_WORK TO COMPLETE_
Transcribe the listing exactly, leaving out every picture.

_RECORDED INFORMATION_
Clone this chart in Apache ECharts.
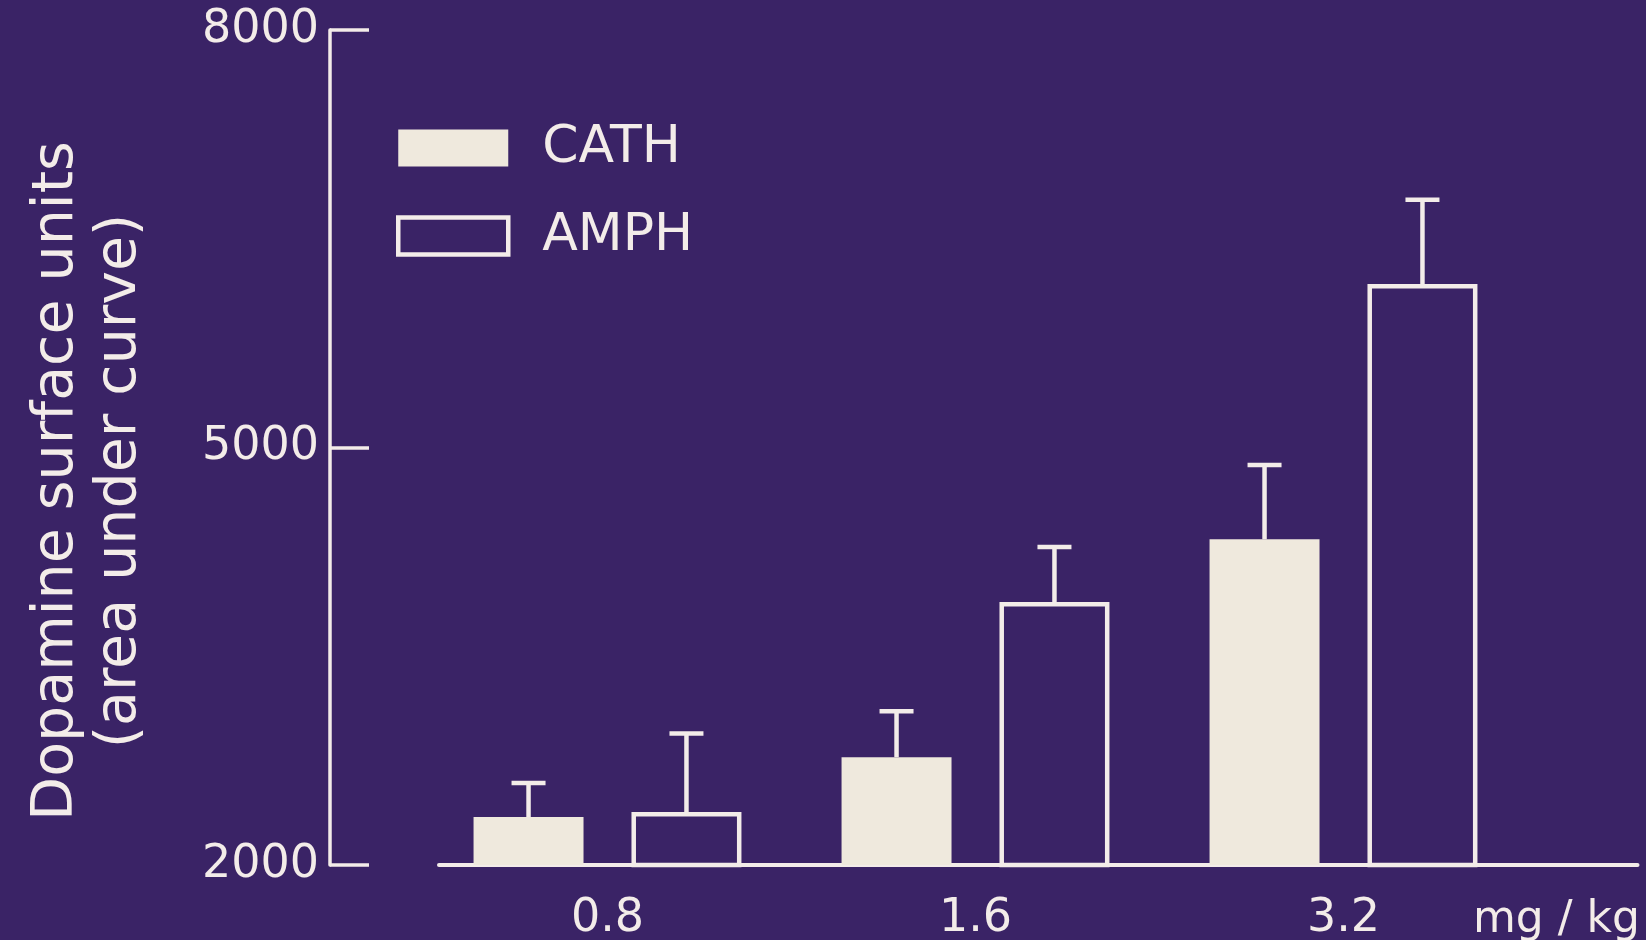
<!DOCTYPE html>
<html>
<head>
<meta charset="utf-8">
<script src="https://cdn.jsdelivr.net/npm/echarts@6/dist/echarts.min.js"></script>
<style>
  html, body { margin: 0; padding: 0; background: #3a2366; }
  #chart { width: 1646px; height: 940px; }
</style>
</head>
<body>
<div id="chart"></div>
<script>
// Dose groups (mg/kg)
const doses = ['0.8', '1.6', '3.2'];
// Dopamine surface units, mean and SEM per dose
const cathMean = [2345, 2775, 4340];
const cathSem = [245, 330, 535];
const amphMean = [2380, 3890, 6175];
const amphSem = [565, 395, 605];
// Y axis range
const yMin = 2000;
const yMax = 8000;
const yStep = 3000;

const BG = '#3a2366';
const INK = '#f3ece9';
const FILL = '#efe9dd';
const FONT = 'DejaVu Sans';

const BAR_GAP = 0.436;
const CAT_GAP = 0.272;

// Error whisker drawn above a bar; side -1 = left bar of the pair, +1 = right bar
function whisker(side) {
  return function (params, api) {
    const idx = api.value(0);
    const base = api.coord([idx, api.value(1)]);
    const top = api.coord([idx, api.value(2)]);
    const band = api.size([1, 0])[0];
    const w = band * (1 - CAT_GAP) / (2 + BAR_GAP);
    const cx = base[0] + side * w * (1 + BAR_GAP) / 2;
    const capHalf = 17;
    const style = { stroke: INK, lineWidth: 4.5, lineCap: 'butt' };
    return {
      type: 'group',
      children: [
        { type: 'line', shape: { x1: cx, y1: base[1], x2: cx, y2: top[1] }, style: style },
        { type: 'line', shape: { x1: cx - capHalf, y1: top[1], x2: cx + capHalf, y2: top[1] }, style: style }
      ]
    };
  };
}

const chart = echarts.init(document.getElementById('chart'), null, { renderer: 'canvas' });

chart.setOption({
  backgroundColor: BG,
  animation: false,
  textStyle: { fontFamily: FONT, color: INK },
  title: {
    text: 'mg / kg',
    left: 1473,
    top: 899,
    padding: 0,
    textStyle: { fontFamily: FONT, fontSize: 44, lineHeight: 44, fontWeight: 'normal', color: INK }
  },
  legend: {
    orient: 'vertical',
    left: 396,
    top: 122,
    padding: 0,
    itemWidth: 110,
    itemHeight: 37,
    itemGap: 36,
    selectedMode: false,
    icon: 'rect',
    data: [
      { name: 'CATH' },
      { name: 'AMPH', itemStyle: { color: 'transparent', borderColor: INK, borderWidth: 4.5 } }
    ],
    textStyle: { fontFamily: FONT, fontSize: 52, color: INK, padding: [0, 0, 0, 29] }
  },
  grid: [
    { left: 423.5, right: 118.5, top: 30, bottom: 75, outerBoundsMode: 'none', containLabel: false },
    { left: 439, right: 8.5, top: 30, bottom: 75, outerBoundsMode: 'none', containLabel: false }
  ],
  xAxis: [
    {
      type: 'category',
      gridIndex: 0,
      data: doses,
      axisLine: { show: false },
      axisTick: { show: false },
      axisLabel: { fontFamily: FONT, fontSize: 46, lineHeight: 46, color: INK, margin: 31 }
    },
    {
      type: 'value',
      gridIndex: 1,
      min: 0,
      max: 1,
      axisLine: { show: true, lineStyle: { color: INK, width: 4 } },
      axisTick: { show: false },
      axisLabel: { show: false },
      splitLine: { show: false }
    }
  ],
  yAxis: [
    {
      type: 'value',
      gridIndex: 0,
      min: yMin,
      max: yMax,
      interval: yStep,
      offset: 93.5,
      name: 'Dopamine surface units\n(area under curve)',
      nameLocation: 'middle',
      nameGap: 178,
      nameMoveOverlap: false,
      nameTextStyle: { fontFamily: FONT, fontSize: 57, lineHeight: 63, color: INK, padding: [0, 67, 0, 0] },
      axisLine: { show: true, lineStyle: { color: INK, width: 3.5 } },
      axisTick: { show: true, inside: true, length: 39, lineStyle: { color: INK, width: 3.5 } },
      axisLabel: {
        fontFamily: FONT, fontSize: 46, lineHeight: 46, color: INK, margin: 11, padding: [12, 0, 0, 0],
        formatter: (v) => String(v)
      },
      splitLine: { show: false }
    },
    {
      type: 'value',
      gridIndex: 1,
      show: false,
      min: 0,
      max: 1
    }
  ],
  series: [
    {
      name: 'CATH',
      type: 'bar',
      xAxisIndex: 0,
      yAxisIndex: 0,
      data: cathMean,
      barGap: (BAR_GAP * 100) + '%',
      barCategoryGap: (CAT_GAP * 100) + '%',
      itemStyle: { color: FILL, borderWidth: 0 },
      emphasis: { disabled: true }
    },
    {
      name: 'AMPH',
      type: 'bar',
      xAxisIndex: 0,
      yAxisIndex: 0,
      data: amphMean,
      barGap: (BAR_GAP * 100) + '%',
      barCategoryGap: (CAT_GAP * 100) + '%',
      itemStyle: { color: 'transparent', borderColor: INK, borderWidth: 4.5 },
      emphasis: { disabled: true }
    },
    {
      name: 'CATH SEM',
      type: 'custom',
      xAxisIndex: 0,
      yAxisIndex: 0,
      renderItem: whisker(-1),
      data: cathMean.map((m, i) => [i, m, m + cathSem[i]]),
      z: 3,
      silent: true
    },
    {
      name: 'AMPH SEM',
      type: 'custom',
      xAxisIndex: 0,
      yAxisIndex: 0,
      renderItem: whisker(1),
      data: amphMean.map((m, i) => [i, m, m + amphSem[i]]),
      z: 3,
      silent: true
    }
  ]
});
</script>
</body>
</html>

_WORKED SOLUTION_
Clone this chart in Apache ECharts.
<!DOCTYPE html>
<html>
<head>
<meta charset="utf-8">
<script src="https://cdn.jsdelivr.net/npm/echarts@6/dist/echarts.min.js"></script>
<style>
  html, body { margin: 0; padding: 0; background: #3a2366; }
  #chart { width: 1646px; height: 940px; }
</style>
</head>
<body>
<div id="chart"></div>
<script>
// Dose groups (mg/kg)
const doses = ['0.8', '1.6', '3.2'];
// Dopamine surface units, mean and SEM per dose
const cathMean = [2345, 2775, 4340];
const cathSem = [245, 330, 535];
const amphMean = [2380, 3890, 6175];
const amphSem = [565, 395, 605];
// Y axis range
const yMin = 2000;
const yMax = 8000;
const yStep = 3000;

const BG = '#3a2366';
const INK = '#f3ece9';
const FILL = '#efe9dd';
const FONT = 'DejaVu Sans';

const BAR_GAP = 0.436;
const CAT_GAP = 0.272;

// Error whisker drawn above a bar; side -1 = left bar of the pair, +1 = right bar
function whisker(side) {
  return function (params, api) {
    const idx = api.value(0);
    const base = api.coord([idx, api.value(1)]);
    const top = api.coord([idx, api.value(2)]);
    const band = api.size([1, 0])[0];
    const w = band * (1 - CAT_GAP) / (2 + BAR_GAP);
    const cx = base[0] + side * w * (1 + BAR_GAP) / 2;
    const capHalf = 17;
    const style = { stroke: INK, lineWidth: 4.5, lineCap: 'butt' };
    return {
      type: 'group',
      children: [
        { type: 'line', shape: { x1: cx, y1: base[1], x2: cx, y2: top[1] }, style: style },
        { type: 'line', shape: { x1: cx - capHalf, y1: top[1], x2: cx + capHalf, y2: top[1] }, style: style }
      ]
    };
  };
}

const chart = echarts.init(document.getElementById('chart'), null, { renderer: 'canvas' });

chart.setOption({
  backgroundColor: BG,
  animation: false,
  textStyle: { fontFamily: FONT, color: INK },
  title: {
    text: 'mg / kg',
    left: 1473,
    top: 899,
    padding: 0,
    textStyle: { fontFamily: FONT, fontSize: 44, lineHeight: 44, fontWeight: 'normal', color: INK }
  },
  legend: {
    orient: 'vertical',
    left: 396,
    top: 122,
    padding: 0,
    itemWidth: 110,
    itemHeight: 37,
    itemGap: 36,
    selectedMode: false,
    icon: 'rect',
    data: [
      { name: 'CATH' },
      { name: 'AMPH', itemStyle: { color: 'transparent', borderColor: INK, borderWidth: 4.5 } }
    ],
    textStyle: { fontFamily: FONT, fontSize: 52, color: INK, padding: [0, 0, 0, 29] }
  },
  grid: [
    { left: 423.5, right: 118.5, top: 30, bottom: 75, outerBoundsMode: 'none', containLabel: false },
    { left: 439, right: 8.5, top: 30, bottom: 75, outerBoundsMode: 'none', containLabel: false }
  ],
  xAxis: [
    {
      type: 'category',
      gridIndex: 0,
      data: doses,
      axisLine: { show: false },
      axisTick: { show: false },
      axisLabel: { fontFamily: FONT, fontSize: 46, lineHeight: 46, color: INK, margin: 31 }
    },
    {
      type: 'value',
      gridIndex: 1,
      min: 0,
      max: 1,
      axisLine: { show: true, lineStyle: { color: INK, width: 4 } },
      axisTick: { show: false },
      axisLabel: { show: false },
      splitLine: { show: false }
    }
  ],
  yAxis: [
    {
      type: 'value',
      gridIndex: 0,
      min: yMin,
      max: yMax,
      interval: yStep,
      offset: 93.5,
      name: 'Dopamine surface units\n(area under curve)',
      nameLocation: 'middle',
      nameGap: 178,
      nameMoveOverlap: false,
      nameTextStyle: { fontFamily: FONT, fontSize: 57, lineHeight: 63, color: INK, padding: [0, 67, 0, 0] },
      axisLine: { show: true, lineStyle: { color: INK, width: 3.5 } },
      axisTick: { show: true, inside: true, length: 39, lineStyle: { color: INK, width: 3.5 } },
      axisLabel: {
        fontFamily: FONT, fontSize: 46, lineHeight: 46, color: INK, margin: 11, padding: [12, 0, 0, 0],
        formatter: (v) => String(v)
      },
      splitLine: { show: false }
    },
    {
      type: 'value',
      gridIndex: 1,
      show: false,
      min: 0,
      max: 1
    }
  ],
  series: [
    {
      name: 'CATH',
      type: 'bar',
      xAxisIndex: 0,
      yAxisIndex: 0,
      data: cathMean,
      barGap: (BAR_GAP * 100) + '%',
      barCategoryGap: (CAT_GAP * 100) + '%',
      itemStyle: { color: FILL, borderWidth: 0 },
      emphasis: { disabled: true }
    },
    {
      name: 'AMPH',
      type: 'bar',
      xAxisIndex: 0,
      yAxisIndex: 0,
      data: amphMean,
      barGap: (BAR_GAP * 100) + '%',
      barCategoryGap: (CAT_GAP * 100) + '%',
      itemStyle: { color: 'transparent', borderColor: INK, borderWidth: 4.5 },
      emphasis: { disabled: true }
    },
    {
      name: 'CATH SEM',
      type: 'custom',
      xAxisIndex: 0,
      yAxisIndex: 0,
      renderItem: whisker(-1),
      data: cathMean.map((m, i) => [i, m, m + cathSem[i]]),
      z: 3,
      silent: true
    },
    {
      name: 'AMPH SEM',
      type: 'custom',
      xAxisIndex: 0,
      yAxisIndex: 0,
      renderItem: whisker(1),
      data: amphMean.map((m, i) => [i, m, m + amphSem[i]]),
      z: 3,
      silent: true
    }
  ]
});
</script>
</body>
</html>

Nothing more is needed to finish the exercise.